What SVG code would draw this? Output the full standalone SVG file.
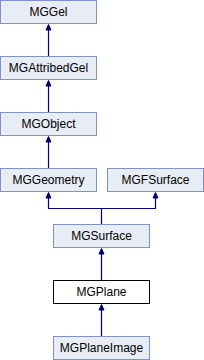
<svg xmlns="http://www.w3.org/2000/svg" width="204" height="360" viewBox="0 0 204 360">
<defs>
<style>
.n rect{fill:#e8ecf5;stroke:#7b93c9;stroke-width:1}
.cur rect{fill:#ffffff;stroke:#000000;stroke-width:1}
text{font-family:"Liberation Sans",Arial,sans-serif;font-size:12px;fill:#000;text-anchor:middle}
.e path{fill:none;stroke:#000080;stroke-width:1.2}
.e polygon{fill:#000080;stroke:#000080;stroke-width:1}
</style>
</defs>
<g class="e" id="connectors">
<path d="M48.5 56.5V29"/><polygon points="48.5,24.5 46,30 51,30"/>
<path d="M48.5 112.5V85"/><polygon points="48.5,80.5 46,86 51,86"/>
<path d="M48.5 168.5V141"/><polygon points="48.5,136.5 46,142 51,142"/>
<path d="M101.5 224.5V208.5H48.5V197"/><polygon points="48.5,192.5 46,198 51,198"/>
<path d="M101.5 208.5H155.5V197"/><polygon points="155.5,192.5 153,198 158,198"/>
<path d="M101.5 280.5V253"/><polygon points="101.5,248.5 99,254 104,254"/>
<path d="M101.5 336.5V309"/><polygon points="101.5,304.5 99,310 104,310"/>
</g>
<g class="n" id="MGGel"><rect x="0.5" y="0.5" width="96" height="23"/><text x="48.5" y="15.5">MGGel</text></g>
<g class="n" id="MGAttribedGel"><rect x="0.5" y="56.5" width="96" height="23"/><text x="48.5" y="71.5">MGAttribedGel</text></g>
<g class="n" id="MGObject"><rect x="0.5" y="112.5" width="96" height="23"/><text x="48.5" y="127.5">MGObject</text></g>
<g class="n" id="MGGeometry"><rect x="0.5" y="168.5" width="96" height="23"/><text x="48.5" y="183.5">MGGeometry</text></g>
<g class="n" id="MGFSurface"><rect x="107.5" y="168.5" width="96" height="23"/><text x="155.5" y="183.5">MGFSurface</text></g>
<g class="n" id="MGSurface"><rect x="53.5" y="224.5" width="96" height="23"/><text x="101.5" y="239.5">MGSurface</text></g>
<g class="cur" id="MGPlane"><rect x="53.5" y="280.5" width="96" height="23"/><text x="101.5" y="295.5">MGPlane</text></g>
<g class="n" id="MGPlaneImage"><rect x="53.5" y="336.5" width="96" height="23"/><text x="101.5" y="351.5">MGPlaneImage</text></g>
</svg>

- **WORK TO DO**:
Leave out the pictures and restate everything else word for word.

- **COMPLETE OUTPUT**:
What SVG code would draw this? Output the full standalone SVG file.
<svg xmlns="http://www.w3.org/2000/svg" width="204" height="360" viewBox="0 0 204 360">
<defs>
<style>
.n rect{fill:#e8ecf5;stroke:#7b93c9;stroke-width:1}
.cur rect{fill:#ffffff;stroke:#000000;stroke-width:1}
text{font-family:"Liberation Sans",Arial,sans-serif;font-size:12px;fill:#000;text-anchor:middle}
.e path{fill:none;stroke:#000080;stroke-width:1.2}
.e polygon{fill:#000080;stroke:#000080;stroke-width:1}
</style>
</defs>
<g class="e" id="connectors">
<path d="M48.5 56.5V29"/><polygon points="48.5,24.5 46,30 51,30"/>
<path d="M48.5 112.5V85"/><polygon points="48.5,80.5 46,86 51,86"/>
<path d="M48.5 168.5V141"/><polygon points="48.5,136.5 46,142 51,142"/>
<path d="M101.5 224.5V208.5H48.5V197"/><polygon points="48.5,192.5 46,198 51,198"/>
<path d="M101.5 208.5H155.5V197"/><polygon points="155.5,192.5 153,198 158,198"/>
<path d="M101.5 280.5V253"/><polygon points="101.5,248.5 99,254 104,254"/>
<path d="M101.5 336.5V309"/><polygon points="101.5,304.5 99,310 104,310"/>
</g>
<g class="n" id="MGGel"><rect x="0.5" y="0.5" width="96" height="23"/><text x="48.5" y="15.5">MGGel</text></g>
<g class="n" id="MGAttribedGel"><rect x="0.5" y="56.5" width="96" height="23"/><text x="48.5" y="71.5">MGAttribedGel</text></g>
<g class="n" id="MGObject"><rect x="0.5" y="112.5" width="96" height="23"/><text x="48.5" y="127.5">MGObject</text></g>
<g class="n" id="MGGeometry"><rect x="0.5" y="168.5" width="96" height="23"/><text x="48.5" y="183.5">MGGeometry</text></g>
<g class="n" id="MGFSurface"><rect x="107.5" y="168.5" width="96" height="23"/><text x="155.5" y="183.5">MGFSurface</text></g>
<g class="n" id="MGSurface"><rect x="53.5" y="224.5" width="96" height="23"/><text x="101.5" y="239.5">MGSurface</text></g>
<g class="cur" id="MGPlane"><rect x="53.5" y="280.5" width="96" height="23"/><text x="101.5" y="295.5">MGPlane</text></g>
<g class="n" id="MGPlaneImage"><rect x="53.5" y="336.5" width="96" height="23"/><text x="101.5" y="351.5">MGPlaneImage</text></g>
</svg>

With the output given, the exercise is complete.